### Data extract:

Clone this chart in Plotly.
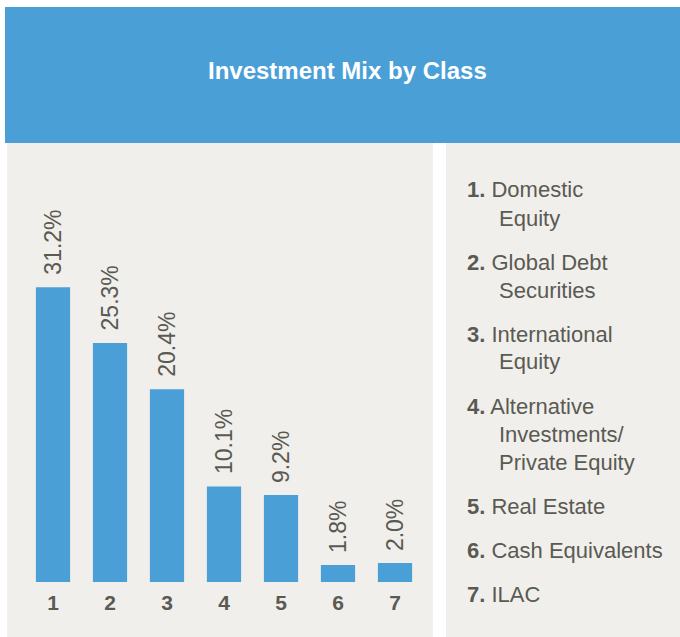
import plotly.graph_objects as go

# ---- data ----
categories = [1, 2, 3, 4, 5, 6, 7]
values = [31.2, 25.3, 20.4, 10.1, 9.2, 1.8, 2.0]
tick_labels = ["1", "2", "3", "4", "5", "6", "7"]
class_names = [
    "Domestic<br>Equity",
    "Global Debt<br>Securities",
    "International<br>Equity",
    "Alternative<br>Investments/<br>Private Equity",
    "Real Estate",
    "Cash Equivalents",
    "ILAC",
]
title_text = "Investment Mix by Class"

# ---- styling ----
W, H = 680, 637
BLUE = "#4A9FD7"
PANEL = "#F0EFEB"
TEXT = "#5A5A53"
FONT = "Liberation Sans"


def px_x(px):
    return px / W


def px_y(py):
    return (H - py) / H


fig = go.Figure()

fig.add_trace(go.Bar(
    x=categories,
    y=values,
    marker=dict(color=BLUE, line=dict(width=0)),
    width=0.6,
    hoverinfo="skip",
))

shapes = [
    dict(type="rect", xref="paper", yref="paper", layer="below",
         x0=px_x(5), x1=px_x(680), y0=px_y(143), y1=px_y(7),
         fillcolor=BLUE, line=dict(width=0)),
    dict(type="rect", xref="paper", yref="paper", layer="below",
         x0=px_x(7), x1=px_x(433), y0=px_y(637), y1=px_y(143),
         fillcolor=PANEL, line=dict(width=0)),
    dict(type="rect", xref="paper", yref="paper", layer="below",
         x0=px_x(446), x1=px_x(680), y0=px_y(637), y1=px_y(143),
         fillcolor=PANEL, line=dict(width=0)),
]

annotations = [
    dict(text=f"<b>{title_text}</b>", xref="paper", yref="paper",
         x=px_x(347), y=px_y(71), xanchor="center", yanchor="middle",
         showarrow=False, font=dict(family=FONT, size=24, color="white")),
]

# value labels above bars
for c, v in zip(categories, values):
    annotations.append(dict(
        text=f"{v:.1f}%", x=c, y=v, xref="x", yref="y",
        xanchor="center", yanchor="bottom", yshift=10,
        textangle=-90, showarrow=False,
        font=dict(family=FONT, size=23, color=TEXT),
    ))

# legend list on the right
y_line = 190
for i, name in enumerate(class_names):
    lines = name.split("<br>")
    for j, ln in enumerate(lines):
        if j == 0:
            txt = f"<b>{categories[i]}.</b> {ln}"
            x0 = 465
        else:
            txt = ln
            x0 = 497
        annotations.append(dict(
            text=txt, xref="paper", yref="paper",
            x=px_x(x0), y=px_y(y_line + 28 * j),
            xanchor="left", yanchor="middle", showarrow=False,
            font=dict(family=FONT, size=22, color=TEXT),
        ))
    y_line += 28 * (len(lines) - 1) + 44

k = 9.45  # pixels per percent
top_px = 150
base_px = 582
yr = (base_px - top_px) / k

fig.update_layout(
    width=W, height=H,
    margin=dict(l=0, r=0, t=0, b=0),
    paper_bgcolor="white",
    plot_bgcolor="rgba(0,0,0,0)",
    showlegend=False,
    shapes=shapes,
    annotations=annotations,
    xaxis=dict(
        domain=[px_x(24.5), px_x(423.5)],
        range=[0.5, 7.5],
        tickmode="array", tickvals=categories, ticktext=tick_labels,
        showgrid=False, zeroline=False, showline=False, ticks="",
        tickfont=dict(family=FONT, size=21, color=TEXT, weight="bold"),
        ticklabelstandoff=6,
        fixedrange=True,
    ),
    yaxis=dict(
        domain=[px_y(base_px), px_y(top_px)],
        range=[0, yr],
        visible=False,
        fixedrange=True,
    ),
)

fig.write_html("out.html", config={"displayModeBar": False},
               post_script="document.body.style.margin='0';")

==

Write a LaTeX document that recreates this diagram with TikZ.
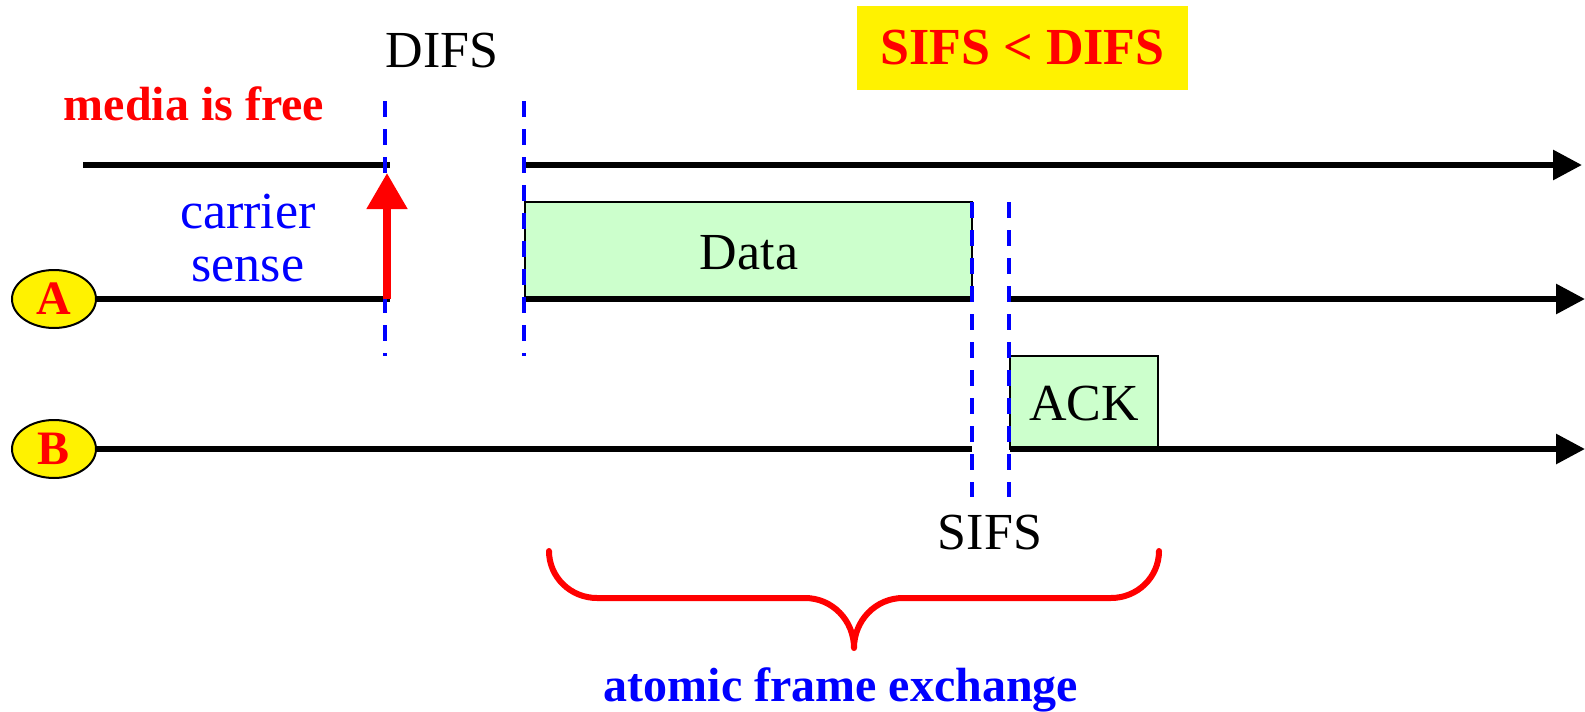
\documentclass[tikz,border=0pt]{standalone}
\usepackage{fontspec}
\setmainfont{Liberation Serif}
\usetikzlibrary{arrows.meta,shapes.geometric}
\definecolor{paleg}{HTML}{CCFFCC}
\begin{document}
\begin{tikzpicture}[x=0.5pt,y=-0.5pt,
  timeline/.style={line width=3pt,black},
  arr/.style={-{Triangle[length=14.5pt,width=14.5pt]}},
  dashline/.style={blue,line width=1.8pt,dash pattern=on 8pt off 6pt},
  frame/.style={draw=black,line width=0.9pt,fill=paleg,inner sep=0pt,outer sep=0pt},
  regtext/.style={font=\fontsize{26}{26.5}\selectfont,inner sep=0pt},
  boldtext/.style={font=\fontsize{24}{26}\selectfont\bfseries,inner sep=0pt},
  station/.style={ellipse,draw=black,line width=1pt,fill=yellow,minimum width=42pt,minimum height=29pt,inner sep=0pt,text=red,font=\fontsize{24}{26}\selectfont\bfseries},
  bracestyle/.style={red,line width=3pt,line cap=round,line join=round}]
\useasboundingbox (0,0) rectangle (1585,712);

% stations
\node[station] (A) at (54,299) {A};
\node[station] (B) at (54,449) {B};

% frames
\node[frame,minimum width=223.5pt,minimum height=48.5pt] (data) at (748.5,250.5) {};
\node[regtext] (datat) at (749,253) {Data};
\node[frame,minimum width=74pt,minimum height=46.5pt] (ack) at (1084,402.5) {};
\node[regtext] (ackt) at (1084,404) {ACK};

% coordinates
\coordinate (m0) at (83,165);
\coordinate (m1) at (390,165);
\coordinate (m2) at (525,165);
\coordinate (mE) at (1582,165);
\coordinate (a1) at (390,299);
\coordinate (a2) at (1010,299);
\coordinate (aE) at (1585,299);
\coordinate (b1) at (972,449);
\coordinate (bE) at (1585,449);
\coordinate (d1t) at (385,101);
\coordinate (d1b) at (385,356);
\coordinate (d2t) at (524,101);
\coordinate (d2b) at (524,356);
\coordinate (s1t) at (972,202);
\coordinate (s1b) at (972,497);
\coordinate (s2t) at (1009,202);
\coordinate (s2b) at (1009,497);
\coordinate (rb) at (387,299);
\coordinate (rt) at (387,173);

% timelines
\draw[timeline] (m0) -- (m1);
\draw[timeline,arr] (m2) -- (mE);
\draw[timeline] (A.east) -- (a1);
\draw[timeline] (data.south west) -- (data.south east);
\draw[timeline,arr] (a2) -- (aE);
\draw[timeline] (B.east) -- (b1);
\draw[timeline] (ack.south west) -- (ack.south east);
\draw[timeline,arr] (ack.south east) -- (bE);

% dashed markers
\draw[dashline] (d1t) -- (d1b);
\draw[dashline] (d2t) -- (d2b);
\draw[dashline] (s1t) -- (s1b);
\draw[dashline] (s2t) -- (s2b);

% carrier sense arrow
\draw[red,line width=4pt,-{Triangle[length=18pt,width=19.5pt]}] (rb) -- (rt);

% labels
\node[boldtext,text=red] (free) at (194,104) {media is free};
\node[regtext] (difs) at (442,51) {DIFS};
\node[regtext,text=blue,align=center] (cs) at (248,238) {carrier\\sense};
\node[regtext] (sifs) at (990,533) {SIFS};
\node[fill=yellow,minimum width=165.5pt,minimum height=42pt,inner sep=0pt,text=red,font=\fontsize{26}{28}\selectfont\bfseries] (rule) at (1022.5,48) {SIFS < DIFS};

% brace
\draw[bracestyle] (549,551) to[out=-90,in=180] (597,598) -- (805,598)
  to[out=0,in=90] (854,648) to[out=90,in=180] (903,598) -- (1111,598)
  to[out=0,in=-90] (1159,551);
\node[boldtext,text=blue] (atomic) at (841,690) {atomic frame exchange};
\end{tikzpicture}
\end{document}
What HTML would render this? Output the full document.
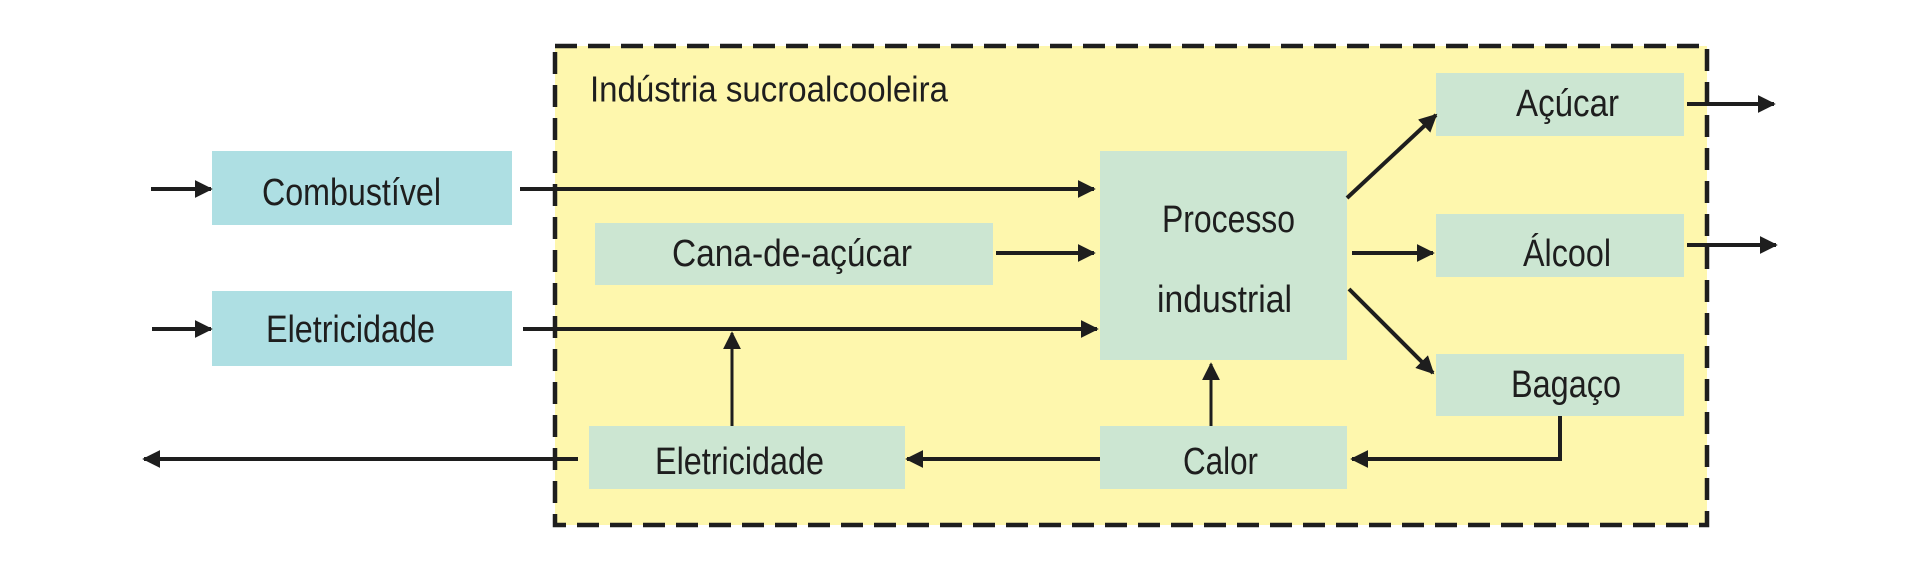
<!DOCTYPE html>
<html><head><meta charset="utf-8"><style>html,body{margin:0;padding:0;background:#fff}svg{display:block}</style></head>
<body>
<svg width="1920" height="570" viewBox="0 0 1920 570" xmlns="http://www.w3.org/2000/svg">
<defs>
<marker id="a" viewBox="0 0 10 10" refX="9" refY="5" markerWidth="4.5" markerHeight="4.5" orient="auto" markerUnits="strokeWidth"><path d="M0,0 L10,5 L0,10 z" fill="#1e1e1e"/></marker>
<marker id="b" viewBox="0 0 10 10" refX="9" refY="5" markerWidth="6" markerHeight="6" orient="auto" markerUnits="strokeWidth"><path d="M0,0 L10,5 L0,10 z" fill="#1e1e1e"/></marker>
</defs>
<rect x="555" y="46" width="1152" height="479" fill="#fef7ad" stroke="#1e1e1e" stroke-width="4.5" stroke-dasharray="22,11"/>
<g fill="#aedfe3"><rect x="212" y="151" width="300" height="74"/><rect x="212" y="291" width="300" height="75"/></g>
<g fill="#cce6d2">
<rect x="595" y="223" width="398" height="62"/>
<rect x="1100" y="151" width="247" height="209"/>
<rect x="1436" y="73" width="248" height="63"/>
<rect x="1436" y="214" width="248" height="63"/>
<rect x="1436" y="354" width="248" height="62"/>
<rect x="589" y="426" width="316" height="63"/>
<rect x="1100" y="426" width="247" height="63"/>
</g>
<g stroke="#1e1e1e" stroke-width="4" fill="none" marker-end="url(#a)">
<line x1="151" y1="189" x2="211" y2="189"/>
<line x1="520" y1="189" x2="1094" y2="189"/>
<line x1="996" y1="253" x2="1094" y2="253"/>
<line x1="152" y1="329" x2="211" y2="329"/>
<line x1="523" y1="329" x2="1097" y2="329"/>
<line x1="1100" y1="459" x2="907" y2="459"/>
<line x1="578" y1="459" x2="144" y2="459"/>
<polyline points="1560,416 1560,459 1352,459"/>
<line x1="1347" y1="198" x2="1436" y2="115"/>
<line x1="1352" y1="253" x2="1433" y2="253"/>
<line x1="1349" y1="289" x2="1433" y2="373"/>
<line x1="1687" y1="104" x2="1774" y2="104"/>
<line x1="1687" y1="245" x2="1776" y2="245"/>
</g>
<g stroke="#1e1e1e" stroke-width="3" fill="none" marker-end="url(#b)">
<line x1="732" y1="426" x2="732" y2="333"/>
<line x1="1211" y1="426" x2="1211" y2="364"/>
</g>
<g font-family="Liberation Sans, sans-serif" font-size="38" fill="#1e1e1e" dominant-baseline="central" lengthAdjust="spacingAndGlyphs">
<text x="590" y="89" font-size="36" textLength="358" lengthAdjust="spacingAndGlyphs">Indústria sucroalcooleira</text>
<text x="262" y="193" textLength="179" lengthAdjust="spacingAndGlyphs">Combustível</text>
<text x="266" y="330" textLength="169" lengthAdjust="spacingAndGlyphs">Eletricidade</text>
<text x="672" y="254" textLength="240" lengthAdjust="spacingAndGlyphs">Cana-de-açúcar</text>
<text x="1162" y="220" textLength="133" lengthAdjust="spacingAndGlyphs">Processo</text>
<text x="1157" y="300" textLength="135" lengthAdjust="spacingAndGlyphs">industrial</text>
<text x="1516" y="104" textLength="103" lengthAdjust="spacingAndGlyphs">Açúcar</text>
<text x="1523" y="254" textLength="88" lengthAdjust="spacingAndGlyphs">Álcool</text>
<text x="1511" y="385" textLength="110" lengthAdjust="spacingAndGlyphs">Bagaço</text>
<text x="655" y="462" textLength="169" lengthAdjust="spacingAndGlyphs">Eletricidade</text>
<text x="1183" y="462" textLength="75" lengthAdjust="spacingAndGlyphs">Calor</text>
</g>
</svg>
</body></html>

### What to do:
Transcribe only the lines from the line holding "Write a LaTeX" through the line holding "(ackt) at (1084,404)", inclusive, without any of the pictures.

### Result for this task:
Write a LaTeX document that recreates this diagram with TikZ.
\documentclass[tikz,border=0pt]{standalone}
\usepackage{fontspec}
\setmainfont{Liberation Serif}
\usetikzlibrary{arrows.meta,shapes.geometric}
\definecolor{paleg}{HTML}{CCFFCC}
\begin{document}
\begin{tikzpicture}[x=0.5pt,y=-0.5pt,
  timeline/.style={line width=3pt,black},
  arr/.style={-{Triangle[length=14.5pt,width=14.5pt]}},
  dashline/.style={blue,line width=1.8pt,dash pattern=on 8pt off 6pt},
  frame/.style={draw=black,line width=0.9pt,fill=paleg,inner sep=0pt,outer sep=0pt},
  regtext/.style={font=\fontsize{26}{26.5}\selectfont,inner sep=0pt},
  boldtext/.style={font=\fontsize{24}{26}\selectfont\bfseries,inner sep=0pt},
  station/.style={ellipse,draw=black,line width=1pt,fill=yellow,minimum width=42pt,minimum height=29pt,inner sep=0pt,text=red,font=\fontsize{24}{26}\selectfont\bfseries},
  bracestyle/.style={red,line width=3pt,line cap=round,line join=round}]
\useasboundingbox (0,0) rectangle (1585,712);

% stations
\node[station] (A) at (54,299) {A};
\node[station] (B) at (54,449) {B};

% frames
\node[frame,minimum width=223.5pt,minimum height=48.5pt] (data) at (748.5,250.5) {};
\node[regtext] (datat) at (749,253) {Data};
\node[frame,minimum width=74pt,minimum height=46.5pt] (ack) at (1084,402.5) {};
\node[regtext] (ackt) at (1084,404) {ACK};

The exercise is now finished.